A threat of danger plagues the foggy underside of the stone bridge as a frenetic figure sprints into the audience’s view. The noir-like dimness of the cobbled structure conceals the silhouette, lit only by distant beams of pale moonlight over the bridge. The shadow stops abruptly, tripping over its feet and assuming a contorted crouch, unnerving and frightening in its severity. Lamp posts brighten to reveal model Leon Dame rising to catch his breath. His tightly corseted waist slithers into the light of the lamps’ bloom, which illuminates his unearthly face: Dame’s skin shines like a porcelain doll covered in an organized mess of pigmented pastels.
The design aspects of Maison Margiela’s spring 2024 couture show, which premiered on Jan. 25, are avant-garde and unsettlingly strange. Creative director John Galliano’s anti-fashion designs are a retreat into the uncanny, an imagining of physical modernization to the point of bodily dystopia. With Pat McGrath’s ethereal makeup, the collection heightens to a level of contradicting otherworldliness and familiarity. This uniquely 20th-century perspective allows themes of simultaneous technological uncertainty and acceptance to find their way into today’s wardrobes.

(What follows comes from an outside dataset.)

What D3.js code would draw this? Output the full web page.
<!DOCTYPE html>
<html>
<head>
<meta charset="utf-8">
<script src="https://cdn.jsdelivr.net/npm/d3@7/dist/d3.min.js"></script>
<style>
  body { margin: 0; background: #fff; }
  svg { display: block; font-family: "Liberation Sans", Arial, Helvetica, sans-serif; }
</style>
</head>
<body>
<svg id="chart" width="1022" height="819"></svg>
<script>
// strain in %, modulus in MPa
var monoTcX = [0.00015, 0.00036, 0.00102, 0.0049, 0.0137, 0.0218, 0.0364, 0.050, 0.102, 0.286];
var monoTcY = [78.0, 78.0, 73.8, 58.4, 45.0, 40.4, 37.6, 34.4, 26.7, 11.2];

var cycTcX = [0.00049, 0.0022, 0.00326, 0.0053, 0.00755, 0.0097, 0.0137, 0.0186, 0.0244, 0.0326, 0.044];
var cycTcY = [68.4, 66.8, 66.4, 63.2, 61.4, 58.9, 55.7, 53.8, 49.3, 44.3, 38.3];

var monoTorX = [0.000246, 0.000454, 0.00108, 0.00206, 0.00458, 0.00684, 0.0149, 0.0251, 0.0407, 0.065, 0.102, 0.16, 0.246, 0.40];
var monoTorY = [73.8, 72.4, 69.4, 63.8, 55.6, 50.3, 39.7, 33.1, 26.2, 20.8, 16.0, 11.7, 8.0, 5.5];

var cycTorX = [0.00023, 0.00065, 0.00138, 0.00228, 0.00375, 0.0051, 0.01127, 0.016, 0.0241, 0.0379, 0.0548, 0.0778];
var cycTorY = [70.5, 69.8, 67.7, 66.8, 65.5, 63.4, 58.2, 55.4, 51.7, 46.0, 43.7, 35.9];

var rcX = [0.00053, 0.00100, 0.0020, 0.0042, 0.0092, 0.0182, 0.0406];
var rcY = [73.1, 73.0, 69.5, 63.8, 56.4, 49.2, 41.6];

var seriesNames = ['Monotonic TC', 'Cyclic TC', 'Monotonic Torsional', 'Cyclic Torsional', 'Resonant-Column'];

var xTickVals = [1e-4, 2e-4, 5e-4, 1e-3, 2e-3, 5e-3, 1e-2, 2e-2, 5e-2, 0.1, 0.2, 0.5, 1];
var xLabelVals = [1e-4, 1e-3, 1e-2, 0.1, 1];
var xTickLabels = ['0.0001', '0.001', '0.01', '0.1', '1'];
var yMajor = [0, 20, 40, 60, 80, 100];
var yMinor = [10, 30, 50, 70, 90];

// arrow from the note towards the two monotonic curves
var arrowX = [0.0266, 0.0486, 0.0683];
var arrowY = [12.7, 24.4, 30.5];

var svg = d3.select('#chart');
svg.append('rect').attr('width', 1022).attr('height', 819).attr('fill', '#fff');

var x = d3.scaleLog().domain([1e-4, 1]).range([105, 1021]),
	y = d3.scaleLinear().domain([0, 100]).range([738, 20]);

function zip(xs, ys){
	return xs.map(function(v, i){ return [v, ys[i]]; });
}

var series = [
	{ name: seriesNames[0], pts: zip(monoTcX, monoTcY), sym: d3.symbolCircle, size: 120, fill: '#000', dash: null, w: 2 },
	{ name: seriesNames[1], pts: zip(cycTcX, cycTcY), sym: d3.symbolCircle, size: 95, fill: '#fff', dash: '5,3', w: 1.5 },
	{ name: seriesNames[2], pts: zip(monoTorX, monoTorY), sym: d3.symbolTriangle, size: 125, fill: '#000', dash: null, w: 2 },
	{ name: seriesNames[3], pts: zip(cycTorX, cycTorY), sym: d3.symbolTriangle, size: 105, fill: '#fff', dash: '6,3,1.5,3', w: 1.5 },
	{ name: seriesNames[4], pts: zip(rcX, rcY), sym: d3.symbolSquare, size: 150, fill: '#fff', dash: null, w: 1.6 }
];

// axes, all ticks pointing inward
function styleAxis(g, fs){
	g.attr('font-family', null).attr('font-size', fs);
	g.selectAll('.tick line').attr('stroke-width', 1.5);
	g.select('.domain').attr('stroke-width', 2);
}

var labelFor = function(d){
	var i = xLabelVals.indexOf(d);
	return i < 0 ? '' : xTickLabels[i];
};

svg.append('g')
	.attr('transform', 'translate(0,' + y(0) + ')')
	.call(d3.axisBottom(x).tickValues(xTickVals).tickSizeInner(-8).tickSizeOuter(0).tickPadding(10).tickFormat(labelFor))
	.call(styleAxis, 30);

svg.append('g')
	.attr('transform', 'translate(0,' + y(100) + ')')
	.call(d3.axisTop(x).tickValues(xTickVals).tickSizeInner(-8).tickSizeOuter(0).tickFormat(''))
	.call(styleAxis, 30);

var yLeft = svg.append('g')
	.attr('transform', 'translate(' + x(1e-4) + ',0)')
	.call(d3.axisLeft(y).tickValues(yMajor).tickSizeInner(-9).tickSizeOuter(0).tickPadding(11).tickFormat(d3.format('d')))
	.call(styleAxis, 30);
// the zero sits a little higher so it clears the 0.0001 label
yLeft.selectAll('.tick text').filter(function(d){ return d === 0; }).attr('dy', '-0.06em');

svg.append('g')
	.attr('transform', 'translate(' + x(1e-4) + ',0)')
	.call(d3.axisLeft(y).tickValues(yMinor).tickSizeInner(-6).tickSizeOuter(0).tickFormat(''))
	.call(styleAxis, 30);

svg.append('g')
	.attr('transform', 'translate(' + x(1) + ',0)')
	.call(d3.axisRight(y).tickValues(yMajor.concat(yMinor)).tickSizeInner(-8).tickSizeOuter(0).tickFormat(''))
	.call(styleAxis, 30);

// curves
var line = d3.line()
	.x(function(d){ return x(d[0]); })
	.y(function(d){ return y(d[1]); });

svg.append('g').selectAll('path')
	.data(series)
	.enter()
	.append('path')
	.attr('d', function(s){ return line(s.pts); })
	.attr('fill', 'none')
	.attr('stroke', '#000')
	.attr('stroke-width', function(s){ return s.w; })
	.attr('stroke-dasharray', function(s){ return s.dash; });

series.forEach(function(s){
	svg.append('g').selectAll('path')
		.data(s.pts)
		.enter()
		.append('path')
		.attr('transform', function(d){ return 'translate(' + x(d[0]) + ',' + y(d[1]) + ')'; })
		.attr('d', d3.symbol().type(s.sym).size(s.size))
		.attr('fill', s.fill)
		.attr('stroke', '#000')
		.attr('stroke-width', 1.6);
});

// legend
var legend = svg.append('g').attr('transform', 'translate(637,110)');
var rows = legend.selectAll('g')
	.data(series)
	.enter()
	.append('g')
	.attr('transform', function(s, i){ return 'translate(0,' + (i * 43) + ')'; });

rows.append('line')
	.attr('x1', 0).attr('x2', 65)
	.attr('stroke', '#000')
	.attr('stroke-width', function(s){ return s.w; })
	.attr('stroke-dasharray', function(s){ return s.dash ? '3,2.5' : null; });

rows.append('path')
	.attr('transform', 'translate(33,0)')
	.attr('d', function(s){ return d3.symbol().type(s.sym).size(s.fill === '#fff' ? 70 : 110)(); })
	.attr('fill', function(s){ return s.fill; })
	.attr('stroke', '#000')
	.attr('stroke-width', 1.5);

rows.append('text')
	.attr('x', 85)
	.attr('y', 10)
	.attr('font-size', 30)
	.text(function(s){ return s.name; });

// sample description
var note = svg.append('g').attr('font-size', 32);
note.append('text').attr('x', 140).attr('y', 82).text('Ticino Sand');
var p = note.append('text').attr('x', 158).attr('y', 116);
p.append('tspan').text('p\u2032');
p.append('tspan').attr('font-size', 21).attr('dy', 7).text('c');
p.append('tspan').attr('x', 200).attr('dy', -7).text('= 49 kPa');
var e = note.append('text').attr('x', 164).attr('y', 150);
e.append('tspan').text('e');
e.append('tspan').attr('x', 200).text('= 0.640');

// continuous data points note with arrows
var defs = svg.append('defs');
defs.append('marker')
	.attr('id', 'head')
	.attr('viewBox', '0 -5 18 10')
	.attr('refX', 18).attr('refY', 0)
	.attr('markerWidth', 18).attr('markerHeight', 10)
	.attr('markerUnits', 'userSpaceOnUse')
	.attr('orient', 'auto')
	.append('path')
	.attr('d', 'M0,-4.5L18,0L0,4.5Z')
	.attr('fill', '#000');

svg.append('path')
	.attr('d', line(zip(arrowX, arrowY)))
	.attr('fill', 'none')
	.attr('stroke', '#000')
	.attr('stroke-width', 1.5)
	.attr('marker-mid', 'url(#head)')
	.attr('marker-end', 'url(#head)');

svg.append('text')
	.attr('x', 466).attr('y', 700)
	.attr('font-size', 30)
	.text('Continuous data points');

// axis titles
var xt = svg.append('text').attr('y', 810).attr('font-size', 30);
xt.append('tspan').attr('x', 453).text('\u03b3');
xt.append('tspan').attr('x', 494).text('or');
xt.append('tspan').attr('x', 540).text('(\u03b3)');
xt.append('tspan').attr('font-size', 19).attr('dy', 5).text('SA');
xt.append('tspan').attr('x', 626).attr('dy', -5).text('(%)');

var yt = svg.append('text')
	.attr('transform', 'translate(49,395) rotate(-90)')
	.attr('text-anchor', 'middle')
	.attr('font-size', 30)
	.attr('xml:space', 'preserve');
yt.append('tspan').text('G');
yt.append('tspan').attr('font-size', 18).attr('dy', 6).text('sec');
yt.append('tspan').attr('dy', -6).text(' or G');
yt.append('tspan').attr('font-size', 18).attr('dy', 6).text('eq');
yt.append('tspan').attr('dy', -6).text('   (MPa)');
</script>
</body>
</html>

Under rapid technological development, the visual elements of art tend to mirror innovations to process these radical changes. Creative processes—fashion styles in particular—are often reactionary, drawing from influences of everyday life to physically emulate social attitudes toward topics such as modernization. Recent advancements in artificial intelligence, communication, and augmented realities support a world reliant on technology for everyday interaction, which poses the question of its creation: What are the extents to which technology is an art form in itself?
This is not the first time that fashion has shifted with attitudes towards advancement. The stylistic futurism of the 1980s directly resulted from artists’ growing fascination with technology’s endless possibilities. Avant-garde fashion styles emerged following the invention of personal computers, cell phones, and digitized music in the form of CDs. Trends of capacious silhouettes altered the form of the body just as computers and cell phones altered life in the public sphere. Iconic ’80s designer Thierry Mugler exemplifies this influence in high fashion with his diverse designs of the exaggerated female form: Sharp shoulder pads, bold colours, and the use of unconventional materials, sometimes combining metals, latex, tulle, and exotic feathers to rebel against stylistic expectation. His work aims to transcend the expectations of traditional fashion and define the essence of the decade, one reliant on experimentation to obtain bodily modernity in a world of unrelenting transformation.
Maison Margiela’s new collection also contains several distinct influences from the ’80s subculture called New Romanticism. The New Romantics, originating in the British New Wave and glam rock music scene, adorned themselves in pale and pigmented makeup styles, androgynous silhouettes, and a sense of overall theatricality as a way of embracing the frivolity of life. New Romanticism took much inspiration from the flamboyance of 18th-century French fashion styles of the Romantic Period. The subculture was a revival of both its style and attitude, known for its ability to combine tradition with the futuristic opinions of the decade, which bears a striking resemblance to the current state of fashion. Maison Margiela’s 23rd look mirrors much of the male silhouettes and styles of the New-Romantic and foundational Romantic period with its slim-straight plaid breeches and tweed suit jacket tapered at the waist.
By referencing trends of modernism from the past, designers such as Margiela subvert all cyclical expectations. The collection exemplifies the intentions of modern fashion: It embraces the past while carving out its own individuality based on contemporary ideals and attitudes.